Identify every line containing the word "chart" and reproduce each one.
+ + + + + + +
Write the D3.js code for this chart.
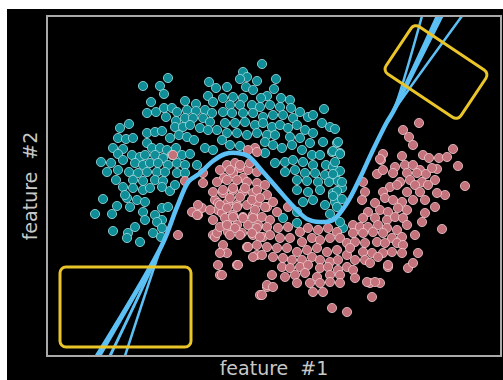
<!DOCTYPE html>
<html>
<head>
<meta charset="utf-8">
<script src="https://cdn.jsdelivr.net/npm/d3@7"></script>
<style>
  body { margin: 0; background: #fff; }
  svg { display: block; }
</style>
</head>
<body>
<div id="chart"></div>
<script>
// class 0 (teal moon), feature units
const tealPoints = [
  [121,278],[96,270],[113,270],[117,262],[104,254],[162,274],[169,268],[138,255],[149,252],[161,260],[166,254],[100,243],[109,244],[117,248],[125,248],[130,244],[140,246],[149,245],[158,246],[165,243],[119,239],[129,235],[138,238],[146,238],[156,238],[163,234],[82,232],[73,228],[128,229],[136,229],[143,231],[153,228],[161,226],[170,226],[71,218],[79,217],[86,218],[100,223],[108,224],[115,225],[123,218],[132,221],[140,219],[147,216],[158,208],[166,206],[66,208],[76,207],[71,202],[100,213],[105,208],[113,208],[120,206],[129,208],[135,201],[143,202],[85,201],[93,199],[98,201],[108,201],[116,198],[125,201],[54,194],[64,193],[76,196],[88,193],[96,191],[103,193],[111,193],[121,191],[130,193],[138,191],[150,191],[60,184],[71,186],[82,184],[91,183],[100,184],[110,184],[118,184],[130,183],[138,183],[69,176],[86,176],[96,175],[108,176],[116,175],
  [215,292],[196,284],[200,279],[193,277],[210,275],[229,277],[180,269],[199,269],[206,266],[227,267],[220,260],[214,258],[176,258],[186,259],[196,258],[234,258],[243,256],[183,251],[193,251],[205,251],[213,249],[223,251],[233,249],[244,248],[277,247],[253,244],[261,239],[266,241],[176,244],[185,243],[196,243],[206,243],[216,239],[226,241],[236,241],[246,238],[275,233],[283,229],[178,233],[188,233],[198,234],[208,231],[216,233],[225,229],[233,231],[241,228],[250,231],[258,226],[266,223],[180,223],[190,223],[200,221],[210,223],[220,221],[228,221],[243,219],[253,218],[263,213],[276,214],[290,213],[183,211],[193,210],[218,214],[226,211],[235,208],[245,211],[255,206],[265,201],[273,201],[285,204],[293,203],[218,203],[228,193],[238,194],[246,196],[256,194],[266,191],[279,191],[286,189],[238,184],[248,186],[258,183],[268,183],[278,181],[288,181],[250,176],[260,175],[271,174],[282,174],[291,175],[175,216],
  [250,166],[261,164],[273,166],[286,163],[295,168],[256,154],[266,156],[278,151],[288,154],[250,144],[236,138],[250,133],[296,128],[293,134],
  [56,157],[48,142],[65,142],[70,150],[80,158],[83,149],[90,156],[98,154],[76,169],[86,168],[96,166],[103,168],[115,169],[123,165],[128,171],[96,144],[98,136],[108,141],[115,148],[121,149],[115,136],[110,134],[88,129],[81,123],[66,125],[93,114],[106,123],[115,128],[114,119],[80,118],[78,161],
  [288,227],[291,214],[286,205],[293,202],[288,194],[293,185],[286,182],[295,174],[290,165],[286,160],[295,157],[290,149],[283,142]
];

// class 1 (pink moon)
const pinkPoints = [
  [126,201],[156,183],[138,175],[208,208],[201,206],[210,204],[180,191],[188,193],[193,188],[186,183],[201,186],[196,178],[177,178],[210,184],[131,121],[145,144],[155,148],[151,141],[168,156],[171,146],[166,121],[171,91],[151,151],[173,81],[190,91],[156,173],[166,136],[168,119],
  [173,186],[183,186],[193,191],[203,193],[170,174],[180,176],[190,176],[200,174],[210,173],[218,171],[166,164],[176,163],[186,166],[196,164],[206,163],[171,153],[181,154],[190,151],[200,151],[210,153],[220,149],[163,146],[175,143],[186,141],[196,139],[206,141],[180,133],[190,131],[201,131],[211,131],[170,123],[181,124],[195,123],[206,121],[216,119],[175,104],[180,103],[200,109],[210,101],[220,69],[213,61],[150,141],[175,81],
  [176,166],[186,168],[198,168],[210,166],[220,161],[183,158],[193,159],[205,156],[213,158],[173,151],[180,148],[190,149],[208,146],[218,149],[226,154],[230,144],[241,149],[178,138],[186,139],[196,138],[206,138],[215,139],[223,136],[173,129],[180,131],[188,128],[210,128],[220,129],[231,128],[241,129],[253,124],[261,128],[271,126],[281,128],[290,124],[183,121],[193,121],[205,123],[213,119],[223,121],[233,118],[243,118],[255,114],[265,118],[273,116],[283,118],[293,118],[300,113],[176,111],[201,109],[210,111],[220,109],[230,108],[240,108],[250,104],[260,106],[270,108],[280,104],[290,106],[173,103],[206,99],[215,101],[226,99],[236,98],[245,96],[255,96],[265,99],[273,96],[283,94],[291,96],[300,101],[191,91],[235,89],[243,88],[253,89],[261,91],[273,88],[281,89],[291,86],[300,89],[225,81],[238,79],[248,81],[258,83],[270,79],[283,81],[293,81],[263,73],[273,73],[283,74],[250,73],[293,73],[220,71],[226,69],[266,64],[276,64],[215,61],[285,48],[300,44],
  [325,59],[323,73],[333,73],[341,89],[361,88],[366,93],[371,103],
  [372,233],[356,226],[362,219],[366,211],[406,207],[336,202],[334,196],[355,200],[376,201],[382,198],[392,198],[400,199],[411,190],[348,189],[358,191],[366,191],[373,186],[390,187],[330,182],[336,186],[346,183],[360,183],[370,183],[379,182],[316,174],[353,174],[363,176],[375,174],[388,176],[418,170],[343,169],[350,171],[368,171],[381,171],[318,164],[315,156],[336,164],[360,164],[373,164],[398,161],[328,153],[338,158],[346,156],[355,154],[366,156],[378,156],[388,149],[321,144],[333,146],[341,144],[351,148],[360,146],[378,143],[316,138],[328,138],[340,136],[348,139],[356,138],[375,134],[395,127],[306,131],[313,129],[321,129],[331,131],[340,128],[350,126],[360,131],[368,121],[306,123],[316,123],[326,124],[336,123],[345,118],[355,119],[308,114],[318,113],[330,114],[338,113],[350,113],[356,111],[303,108],[316,104],[325,103],[336,103],[345,104],[355,103],[308,96],[318,96],[331,99],[341,91],[323,93],[306,86],[320,74],[328,74],[308,78],
  [333,197],[385,188],[390,163]
];

// shared middle part of the decision boundaries
const boundaryCore = [
  [115,111],[130,149],[142,175],[152,182],[166,195],[178,202],[190,203],[201,200],[216,184],[230,168],
  [246,150],[260,137],[273,134],[286,136],[300,153],[313,178],[326,206],[340,234],[346,244]
];
// each boundary run: where it enters at the bottom and leaves at the top
const boundaryStarts = [[50,0],[53,0],[63,0],[78,0]];
const boundaryEnds   = [[391,340],[375,340],[395,340],[415,340]];
const boundaryWidths = [4.5, 2.5, 3, 2.5];

// highlighted regions (centre, size, rotation in degrees)
const regionCentres = [[78.5,49],[389,284]];
const regionSizes   = [[131,80],[90,57]];
const regionAngles  = [0, 33.7];

const xLabel = 'feature  #1';
const yLabel = 'feature  #2';

const width = 503, height = 380;

const svg = d3.select('#chart').append('svg')
  .attr('width', width)
  .attr('height', height);

// black canvas (white margin on top/left like the screenshot)
svg.append('rect')
  .attr('x', 7).attr('y', 9)
  .attr('width', width - 7).attr('height', height - 9)
  .style('fill', '#000');

const x = d3.scaleLinear().domain([0, 454]).range([47, 501]);
const y = d3.scaleLinear().domain([0, 340]).range([356, 16]);

svg.append('defs').append('clipPath').attr('id', 'plotclip')
  .append('rect')
  .attr('x', x(0)).attr('y', y(340))
  .attr('width', x(454) - x(0)).attr('height', y(0) - y(340));

const plot = svg.append('g').attr('clip-path', 'url(#plotclip)');

function drawPoints(data, fill, stroke) {
  plot.append('g')
    .selectAll('circle')
    .data(data)
    .enter()
    .append('circle')
    .attr('cx', d => x(d[0]))
    .attr('cy', d => y(d[1]))
    .attr('r', 4.6)
    .style('fill', fill)
    .style('stroke', stroke)
    .style('stroke-width', 0.8);
}

drawPoints(tealPoints, '#108e98', '#9fdde2');
drawPoints(pinkPoints, '#c4737c', '#f0c9cd');

const line = d3.line()
  .x(d => x(d[0]))
  .y(d => y(d[1]))
  .curve(d3.curveCatmullRom.alpha(0.5));

boundaryStarts.forEach((s, i) => {
  const pts = [s].concat(boundaryCore, [boundaryEnds[i]]);
  plot.append('path')
    .datum(pts)
    .attr('d', line)
    .style('fill', 'none')
    .style('stroke', '#5cc0f5')
    .style('stroke-width', boundaryWidths[i])
    .style('stroke-linejoin', 'round');
});

regionCentres.forEach((c, i) => {
  const w = x(regionSizes[i][0]) - x(0);
  const h = y(0) - y(regionSizes[i][1]);
  svg.append('rect')
    .attr('transform', 'translate(' + x(c[0]) + ',' + y(c[1]) + ') rotate(' + regionAngles[i] + ')')
    .attr('x', -w / 2).attr('y', -h / 2)
    .attr('width', w).attr('height', h)
    .attr('rx', 6)
    .style('fill', 'none')
    .style('stroke', '#eac52a')
    .style('stroke-width', 3);
});

// frame
svg.append('rect')
  .attr('x', x(0)).attr('y', y(340))
  .attr('width', x(454) - x(0)).attr('height', y(0) - y(340))
  .style('fill', 'none')
  .style('stroke', '#a9a9a9')
  .style('stroke-width', 2);

svg.append('text')
  .text(xLabel)
  .attr('x', (x(0) + x(454)) / 2)
  .attr('y', 375)
  .style('text-anchor', 'middle')
  .style('white-space', 'pre')
  .style('font-family', 'DejaVu Sans')
  .style('font-size', 19)
  .style('fill', '#c8c8c8');

svg.append('text')
  .text(yLabel)
  .attr('transform', 'translate(37,' + ((y(0) + y(340)) / 2) + ') rotate(-90)')
  .style('text-anchor', 'middle')
  .style('white-space', 'pre')
  .style('font-family', 'DejaVu Sans')
  .style('font-size', 19)
  .style('fill', '#c8c8c8');
</script>
</body>
</html>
+ + + + + + +
Output below:
Write the D3.js code for this chart.
<div id="chart"></div>
const svg = d3.select('#chart').append('svg')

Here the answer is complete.